Владимир Глинский. «В поисках термина»
27.04.2012У меня было ощущение, что меня обокрали. Причем, как и все приличные люди, они сделали это деликатно и подперли это всей мощью литературоведческого дискурса. Термин, который я вынашивал в течение последнего года, и которым я собирался обозначить то направление в литературе, которое должно было, наконец, прийти на смену безнадежному петлянию среди пост- и нео- «измов», вдруг оказался уже задействован, причем задолго до меня.

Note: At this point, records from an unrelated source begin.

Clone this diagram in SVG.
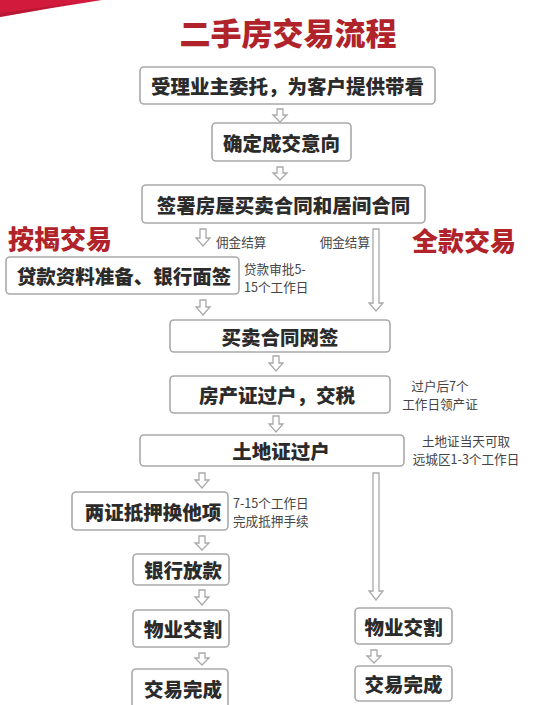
<svg xmlns="http://www.w3.org/2000/svg" width="548" height="705" viewBox="0 0 548 705">
<style>
.box{fill:#fff;stroke:#a9a9a9;stroke-width:1.6}
.bt{font-family:"Noto Sans CJK SC","Noto Sans",sans-serif;font-weight:900;font-size:19.5px;fill:#2b2b2b;text-anchor:middle;dominant-baseline:central}
.note{font-family:"Noto Sans CJK SC","Noto Sans",sans-serif;font-size:12.6px;fill:#444}
.red{font-family:"Noto Sans CJK SC","Noto Sans",sans-serif;font-weight:900;fill:#b0232a}
.arr{fill:#fff;stroke:#a9a9a9;stroke-width:1.3;stroke-linejoin:miter}
</style>
<rect width="548" height="705" fill="#fff"/>
<path d="M0,0 L102,0 Q50,8 0,17 Z" fill="#d21a3c"/>
<path d="M0,13 Q40,8 80,2 Q40,10 0,17 Z" fill="#a8172f" opacity="0.6"/>
<text x="288" y="31" class="red" font-size="31" text-anchor="middle" dominant-baseline="central">二手房交易流程</text>
<text x="60" y="237" class="red" font-size="26" text-anchor="middle" dominant-baseline="central">按揭交易</text>
<text x="464" y="239" class="red" font-size="26" text-anchor="middle" dominant-baseline="central">全款交易</text>

<g id="connectors">
<path class="arr" d="M277,109 h6 v6 h4 l-7,7 l-7,-7 h4 Z"/>
<path class="arr" d="M277,167 h6 v6 h4 l-7,7 l-7,-7 h4 Z"/>
<path class="arr" d="M200,229 h6 v9 h4 l-7,8 l-7,-8 h4 Z"/>
<path class="arr" d="M373,229 h6 v74 h4 l-7,8 l-7,-8 h4 Z"/>
<path class="arr" d="M200,300 h6 v7 h4 l-7,8 l-7,-8 h4 Z"/>
<path class="arr" d="M273,356 h6 v7 h4 l-7,8 l-7,-8 h4 Z"/>
<path class="arr" d="M273,416 h6 v8 h4 l-7,8 l-7,-8 h4 Z"/>
<path class="arr" d="M199,473 h6 v7 h4 l-7,8 l-7,-8 h4 Z"/>
<path class="arr" d="M373,473 h6 v118 h4 l-7,9 l-7,-9 h4 Z"/>
<path class="arr" d="M199,536 h6 v7 h4 l-7,7 l-7,-7 h4 Z"/>
<path class="arr" d="M199,590 h6 v7 h4 l-7,8 l-7,-8 h4 Z"/>
<path class="arr" d="M199,653 h6 v5 h4 l-7,7 l-7,-7 h4 Z"/>
<path class="arr" d="M371,650 h6 v6 h4 l-7,7 l-7,-7 h4 Z"/>
<text x="216" y="241" class="note" dominant-baseline="central">佣金结算</text>
<text x="370" y="241" class="note" text-anchor="end" dominant-baseline="central">佣金结算</text>
</g>

<g id="n1"><rect class="box" x="140" y="67" width="295" height="37" rx="4"/><text class="bt" x="287.5" y="85.5">受理业主委托，为客户提供带看</text></g>
<g id="n2"><rect class="box" x="212" y="123" width="139" height="38" rx="4"/><text class="bt" x="281.5" y="142">确定成交意向</text></g>
<g id="n3"><rect class="box" x="142" y="185" width="283" height="38" rx="4"/><text class="bt" x="283.5" y="204">签署房屋买卖合同和居间合同</text></g>
<g id="n4"><rect class="box" x="6" y="257" width="233" height="37" rx="4"/><text class="bt" x="124" y="275.5">贷款资料准备、银行面签</text>
<text class="note" x="244" y="268" dominant-baseline="central">贷款审批5-</text><text class="note" x="244" y="286" dominant-baseline="central">15个工作日</text></g>
<g id="n5"><rect class="box" x="170" y="320" width="220" height="32" rx="4"/><text class="bt" x="280" y="336">买卖合同网签</text></g>
<g id="n6"><rect class="box" x="170" y="376" width="220" height="37" rx="4"/><text class="bt" x="277" y="394.5">房产证过户，交税</text>
<text class="note" x="440" y="385" text-anchor="middle" dominant-baseline="central">过户后7个</text><text class="note" x="440" y="403" text-anchor="middle" dominant-baseline="central">工作日领产证</text></g>
<g id="n7"><rect class="box" x="140" y="435" width="264" height="31" rx="4"/><text class="bt" x="281" y="450.5">土地证过户</text>
<text class="note" x="466" y="440.5" text-anchor="middle" dominant-baseline="central">土地证当天可取</text><text class="note" x="466" y="458.5" text-anchor="middle" dominant-baseline="central">远城区1-3个工作日</text></g>
<g id="n8"><rect class="box" x="72" y="492" width="156" height="38" rx="4"/><text class="bt" x="153" y="511">两证抵押换他项</text>
<text class="note" x="233" y="502" dominant-baseline="central">7-15个工作日</text><text class="note" x="233" y="520" dominant-baseline="central">完成抵押手续</text></g>
<g id="n9"><rect class="box" x="133" y="554" width="96" height="31" rx="4"/><text class="bt" x="183" y="569.5">银行放款</text></g>
<g id="n10"><rect class="box" x="133" y="610" width="96" height="37" rx="4"/><text class="bt" x="183" y="628.5">物业交割</text></g>
<g id="n11"><rect class="box" x="132" y="669" width="96" height="45" rx="4"/><text class="bt" x="183" y="688">交易完成</text></g>
<g id="n12"><rect class="box" x="355" y="608" width="97" height="36" rx="4"/><text class="bt" x="403.5" y="626">物业交割</text></g>
<g id="n13"><rect class="box" x="355" y="666" width="97" height="35" rx="4"/><text class="bt" x="403.5" y="683.5">交易完成</text></g>
</svg>
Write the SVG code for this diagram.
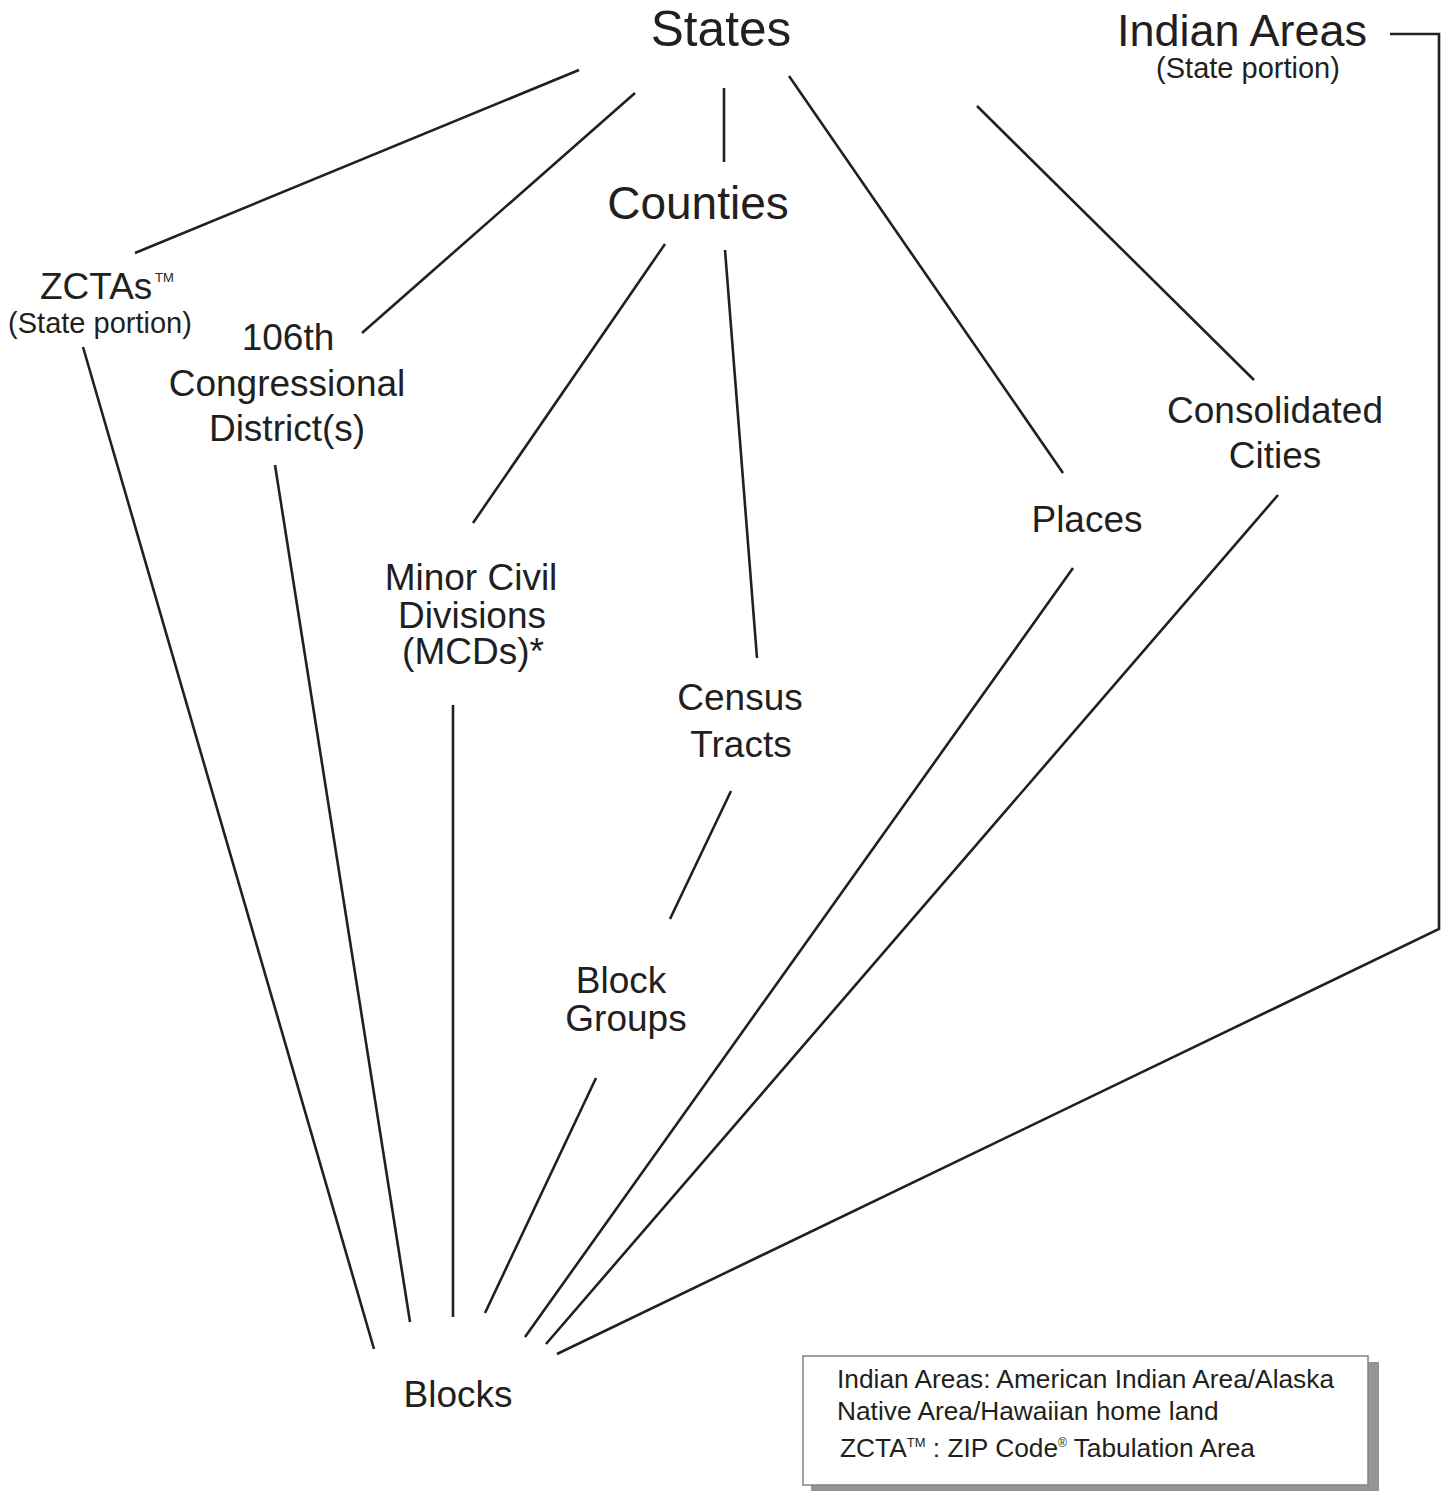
<svg xmlns="http://www.w3.org/2000/svg" width="1448" height="1491" viewBox="0 0 1448 1491">
<style>
text{font-family:"Liberation Sans",Arial,Helvetica,sans-serif;fill:#231f20}
.m{font-size:37px;text-anchor:middle}
.s{font-size:29px;text-anchor:middle}
.l{font-size:26.3px}
.c line,.c polyline{stroke:#231f20;stroke-width:2.6;fill:none}
</style>
<rect width="1448" height="1491" fill="#fff"/>
<g id="connectors" class="c">
<line x1="579" y1="70" x2="135" y2="253"/>
<line x1="635" y1="93" x2="362" y2="333"/>
<line x1="724" y1="88" x2="724" y2="162"/>
<line x1="789" y1="76" x2="1063" y2="473"/>
<line x1="977" y1="106" x2="1254" y2="380"/>
<line x1="665" y1="244" x2="473" y2="523"/>
<line x1="725" y1="250" x2="757" y2="658"/>
<line x1="83" y1="347" x2="374" y2="1349"/>
<line x1="275" y1="465" x2="410" y2="1322"/>
<line x1="453" y1="705" x2="453" y2="1317"/>
<line x1="731" y1="791" x2="670" y2="919"/>
<line x1="596" y1="1078" x2="485" y2="1313"/>
<line x1="1073" y1="568" x2="525" y2="1337"/>
<line x1="1278" y1="495" x2="546" y2="1344"/>
<polyline points="1390,34 1439,34 1439,929 557,1354"/>
</g>
<g id="states"><text class="m" x="721" y="46" style="font-size:49.5px">States</text></g>
<g id="indian-areas">
<text class="m" x="1242" y="46" style="font-size:45px">Indian Areas</text>
<text class="s" x="1248" y="78">(State portion)</text>
</g>
<g id="counties"><text class="m" x="698" y="219" style="font-size:46px">Counties</text></g>
<g id="zctas">
<text x="40" y="299" style="font-size:37px">ZCTAs</text>
<text x="155" y="282" style="font-size:13px">TM</text>
<text class="s" x="100" y="333">(State portion)</text>
</g>
<g id="congressional">
<text class="m" x="288" y="350">106th</text>
<text class="m" x="287" y="396">Congressional</text>
<text class="m" x="287" y="441">District(s)</text>
</g>
<g id="mcds">
<text class="m" x="471" y="590">Minor Civil</text>
<text class="m" x="472" y="628">Divisions</text>
<text class="m" x="473" y="664">(MCDs)*</text>
</g>
<g id="tracts">
<text class="m" x="740" y="710">Census</text>
<text class="m" x="741" y="757">Tracts</text>
</g>
<g id="places"><text class="m" x="1087" y="532">Places</text></g>
<g id="consolidated">
<text class="m" x="1275" y="423">Consolidated</text>
<text class="m" x="1275" y="468">Cities</text>
</g>
<g id="block-groups">
<text class="m" x="621" y="993">Block</text>
<text class="m" x="626" y="1031">Groups</text>
</g>
<g id="blocks"><text class="m" x="458" y="1407">Blocks</text></g>
<g id="legend">
<rect x="811" y="1362" width="568" height="129" fill="#939598"/>
<rect x="803" y="1356" width="565" height="129" fill="#fff" stroke="#808285" stroke-width="1.5"/>
<text class="l" x="837" y="1388">Indian Areas: American Indian Area/Alaska</text>
<text class="l" x="837" y="1420">Native Area/Hawaiian home land</text>
<text class="l" x="840" y="1457">ZCTA<tspan style="font-size:13px" dy="-10">TM</tspan><tspan dy="10"> : ZIP Code</tspan><tspan style="font-size:12px" dy="-10">®</tspan><tspan dy="10"> Tabulation Area</tspan></text>
</g>
</svg>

Сочувствие и сопереживание, как ответ на массовую индивидуализацию
Да, именно таким мне виделось то новое направление, что должно было бы вывести нас из этой зазеркаленной комнаты смеха, по которой устало ковыляет современная литература. И это направление высчитывалось мною спекулятивным способом, так же как некогда Адамс и Леверье математически высчитали необходимость присутствия в нашей солнечной системе Нептуна. Исходной точкой являлся мой тезис об ортогональности искусства по отношению к экзистенциальной реальности.
«То есть, если жизнь излишне засушена и мало эмоциональна, то искусство неминуемо должно стать эмоциональным и полным страстей. Если жизнь суетлива, то искусство должно стать медлительным и обстоятельным. Если в жизни нет действия, значит, это действие должно появиться в литературе, театре, изобразительном искусстве. И если в жизни нет сочувствия, значит, этим сочувствием к другому/иному должно наполниться все содержание искусства», — предположил я.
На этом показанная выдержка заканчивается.